An interesting way to show correlations on pairs of attributes is a correlation matrix. It’s a very simple thing to setup and incredibly easy to understand for the user
Full dashboard on Tableau Public (downloadable):
The dashboard above works as follows. There are a total of 6 attributes. In this case we’re viewing various indicators of Federal Reserve Economic Data (I.E. imports/exports). It’s not really necessary to understand the data itself. Each square displays a number that indicates how well the data correlates between any two pairs of indicators. The closer the data is to 1.00, the more similar the pairs are. In addition, hovering over each pair in the matrix will display the corresponding scatterplot to the right for a more detailed analysis.
The first step is to properly format your data. If I attempt to setup a matrix by simply using my main data (shown below), you’ll notice that I’ll only get the option to add values down the diagonal. This is monthly data over 10 years, it has one row for each date and indicator.

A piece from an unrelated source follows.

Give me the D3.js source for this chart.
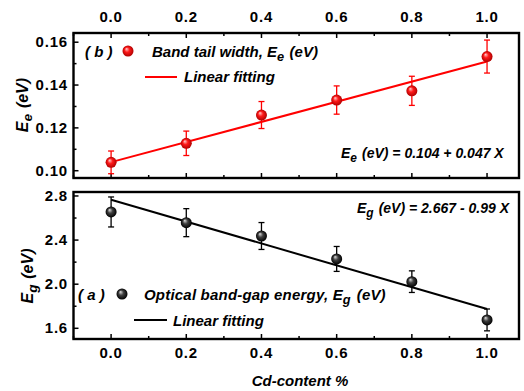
<!DOCTYPE html>
<html><head><meta charset="utf-8">
<script src="https://cdn.jsdelivr.net/npm/d3@7"></script>
<style>body{margin:0;background:#fff}svg{display:block}text{font-family:"Liberation Sans",Arial,sans-serif;font-weight:bold}</style>
</head><body><svg id="c" width="524" height="391"></svg>
<script>
const cdContent = [0.0, 0.2, 0.4, 0.6, 0.8, 1.0];
const Ee = [0.1039, 0.1128, 0.1260, 0.1330, 0.1373, 0.1533];
const EeErr = [0.0053, 0.0057, 0.0063, 0.0066, 0.0068, 0.0077];
const Eg = [2.655, 2.558, 2.437, 2.229, 2.023, 1.676];
const EgErr = [0.136, 0.127, 0.122, 0.113, 0.098, 0.099];
const fitEe = {a: 0.104, b: 0.047};
const fitEg = {a: 2.765, b: -0.99};
const xTicks = [0.0, 0.2, 0.4, 0.6, 0.8, 1.0];
const eeTicks = [0.10, 0.12, 0.14, 0.16];
const egTicks = [1.6, 2.0, 2.4, 2.8];

const svg = d3.select("#c");
const L = 73.5, R = 519;
const x = d3.scaleLinear().domain([-0.1, 1.085]).range([L, R]);
const yT = d3.scaleLinear().domain([0.0966, 0.1643]).range([178, 33]);
const yB = d3.scaleLinear().domain([1.503, 2.836]).range([339, 192]);

const defs = svg.append("defs");
function grad(id, c0, c1, c2) {
  const g = defs.append("radialGradient").attr("id", id).attr("cx", "50%").attr("cy", "50%").attr("r", "50%").attr("fx", "35%").attr("fy", "30%");
  g.append("stop").attr("offset", "0%").attr("stop-color", c0);
  g.append("stop").attr("offset", "45%").attr("stop-color", c1);
  g.append("stop").attr("offset", "100%").attr("stop-color", c2);
}
grad("gr", "#ffd0d0", "#ff1a1a", "#b00000");
grad("gk", "#e0e0e0", "#404040", "#000000");

function panel(y, ticks, minorStep, col, fill, vals, errs, fit, topLabels, bottomLabels, fmt) {
  const [y0, y1] = y.domain();
  const g = svg.append("g");
  const minorX = d3.range(-0.1, 1.0851, 0.1).map(v => +v.toFixed(2));
  const ytop = y.range()[1], ybot = y.range()[0];
  minorX.forEach(v => {
    const major = xTicks.some(t => Math.abs(t - v) < 1e-6);
    const len = major ? 5 : 3;
    if (topLabels) g.append("line").attr("x1", x(v)).attr("x2", x(v)).attr("y1", ytop).attr("y2", ytop + len).attr("stroke", "#000").attr("stroke-width", 1.5);
    g.append("line").attr("x1", x(v)).attr("x2", x(v)).attr("y1", ybot).attr("y2", ybot - len).attr("stroke", "#000").attr("stroke-width", 1.5);
  });
  const step = minorStep;
  for (let v = Math.ceil(y0 / step) * step; v <= y1 + 1e-9; v += step) {
    const major = ticks.some(t => Math.abs(t - v) < 1e-6);
    const len = major ? 5 : 3;
    g.append("line").attr("x1", L).attr("x2", L + len).attr("y1", y(v)).attr("y2", y(v)).attr("stroke", "#000").attr("stroke-width", 1.5);
  }
  ticks.forEach(t => {
    g.append("text").attr("x", 68).attr("y", y(t) + 5).attr("text-anchor", "end").attr("font-size", 15).attr("letter-spacing", 0.8).text(fmt(t));
  });
  if (topLabels) xTicks.forEach(t => g.append("text").attr("x", x(t)).attr("y", 22).attr("text-anchor", "middle").attr("font-size", 15).attr("letter-spacing", 0.8).text(t.toFixed(1)));
  if (bottomLabels) xTicks.forEach(t => g.append("text").attr("x", x(t)).attr("y", 358).attr("text-anchor", "middle").attr("font-size", 15).attr("letter-spacing", 0.8).text(t.toFixed(1)));
  g.append("line").attr("x1", x(0)).attr("x2", x(1)).attr("y1", y(fit.a)).attr("y2", y(fit.a + fit.b)).attr("stroke", col).attr("stroke-width", 2);
  cdContent.forEach((c, i) => {
    const cx = x(c), hi = y(vals[i] + errs[i]), lo = y(vals[i] - errs[i]);
    g.append("line").attr("x1", cx).attr("x2", cx).attr("y1", hi).attr("y2", lo).attr("stroke", col).attr("stroke-width", 1.3);
    [hi, lo].forEach(yy => g.append("line").attr("x1", cx - 3).attr("x2", cx + 3).attr("y1", yy).attr("y2", yy).attr("stroke", col).attr("stroke-width", 1.3));
  });
  cdContent.forEach((c, i) => {
    g.append("circle").attr("cx", x(c)).attr("cy", y(vals[i])).attr("r", 5.5).attr("fill", `url(#${fill})`);
  });
  g.append("rect").attr("x", L).attr("y", ytop).attr("width", R - L).attr("height", ybot - ytop).attr("fill", "none").attr("stroke", "#000").attr("stroke-width", 2.4);
}

panel(yT, eeTicks, 0.01, "#ff0000", "gr", Ee, EeErr, fitEe, true, false, d => d.toFixed(2));
panel(yB, egTicks, 0.2, "#000000", "gk", Eg, EgErr, fitEg, false, true, d => d.toFixed(1));

function richText(x0, y0, size, parts, anchor, ls) {
  const t = svg.append("text").attr("x", x0).attr("y", y0).attr("font-size", size).attr("font-style", "italic");
  if (anchor) t.attr("text-anchor", anchor);
  if (ls) t.attr("letter-spacing", ls);
  parts.forEach(p => {
    if (typeof p === "string") t.append("tspan").text(p);
    else {
      t.append("tspan").attr("dy", p.dy).attr("font-size", size * 0.85).text(p.sub);
      t.append("tspan").attr("dy", -p.dy).text("\u200a");
    }
  });
  return t;
}

// Top legend
richText(85, 57, 15, ["( b )"]);
svg.append("circle").attr("cx", 128).attr("cy", 51).attr("r", 5.5).attr("fill", "url(#gr)");
richText(152, 57, 15, ["Band tail width, E", {sub: "e", dy: 4}, " (eV)"]);
svg.append("line").attr("x1", 145).attr("x2", 177).attr("y1", 77).attr("y2", 77).attr("stroke", "#ff0000").attr("stroke-width", 2);
richText(184, 82, 15, ["Linear fitting"]);
richText(341, 158, 14, ["E", {sub: "e", dy: 4}, " (eV) = 0.104 + 0.047 X"]);

// Bottom legend
richText(357, 213, 14, ["E", {sub: "g", dy: 4}, " (eV) = 2.667 - 0.99 X"]);
richText(78, 300, 15, ["( a )"]);
svg.append("circle").attr("cx", 122).attr("cy", 294).attr("r", 5.5).attr("fill", "url(#gk)");
richText(144, 300, 15, ["Optical band-gap energy, E", {sub: "g", dy: 4}, "  (eV)"], null, 0.2);
svg.append("line").attr("x1", 134).attr("x2", 167).attr("y1", 320).attr("y2", 320).attr("stroke", "#000").attr("stroke-width", 2);
richText(173, 326, 15, ["Linear fitting"]);

// Axis titles
const t1 = richText(0, 0, 16, ["E", {sub: "e", dy: 4}, " (eV)"], "middle");
t1.attr("transform", "translate(28,105) rotate(-90)");
const t2 = richText(0, 0, 16, ["E", {sub: "g", dy: 4}, " (eV)"], "middle");
t2.attr("transform", "translate(33,276) rotate(-90)");
richText(300, 386, 15, ["Cd-content %"], "middle");
</script></body></html>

The reason for this is that to form a matrix of every possibility, Tableau essentially needs a cartesian join of every possible pair available in the datasource itself. That’s not a terribly hard thing to do – just join the data to itself within Tableau as an original and duplicate on what will cause those pairs to form. In my case, I join on the date.
Now when we try to form the matrix – we’ll be able to. Just be sure that one of the indicators you add on the columns/rows are from the duplicate.
To calculate the correlation we use a built in function. In the case of SQL Server – this will NOT work in a live connection and must be an extract. This is just one of those funky cases in which SQL Server won’t support the function and you have to pull it out to use it. I’ve hit this with other functions in the past.
Now we can put that onto the text, set the coloring and sizing, and there you go. In terms of the scatterplot, I’ve utilized action filters on the matrix and pass along the indicator and the duplicate indicator. You’ll notice that I put those two dimensions on the detail for the scatterplot to allow this to work.
So – here’s the problem with a correlation matrix in my opinion. After I did all of this work I realized the data itself probably wasn’t the best to use for this. This data relies on dates, so what is the correlation itself telling us? Well – it’s giving us an idea of whether or not all the values over all of time are similar. What it’s NOT taking into account is whether or not they correlate OVER time. I.E. tends to go up in 2010, but down in 2013, etc. So if you’re data relies on dates, be careful and you may want to avoid. I’ve created another example of the same dashboard that takes date into account – but isn’t dealing with statistical correlation. I haven’t found a great way to take dates into account with a correlation function.
Dashboard above can be downloaded at Tableau Public here:
To get the second version to work, you’ll notice that I have to index the data. This concept is simple but unfamiliar to a lot of people. Indexing makes highs/lows of disparate data come closer closer together (similar to using a logarithmic axis). To see how to do this, check out the following link: https://chandoo.org/wp/indexed-charts-in-excel/
Lastly – yes you can add the scatterplots directly to the matrix instead of the number. However – this gets extremely busy for a 6×6 matrix and visually is a bit confusing in my opinion.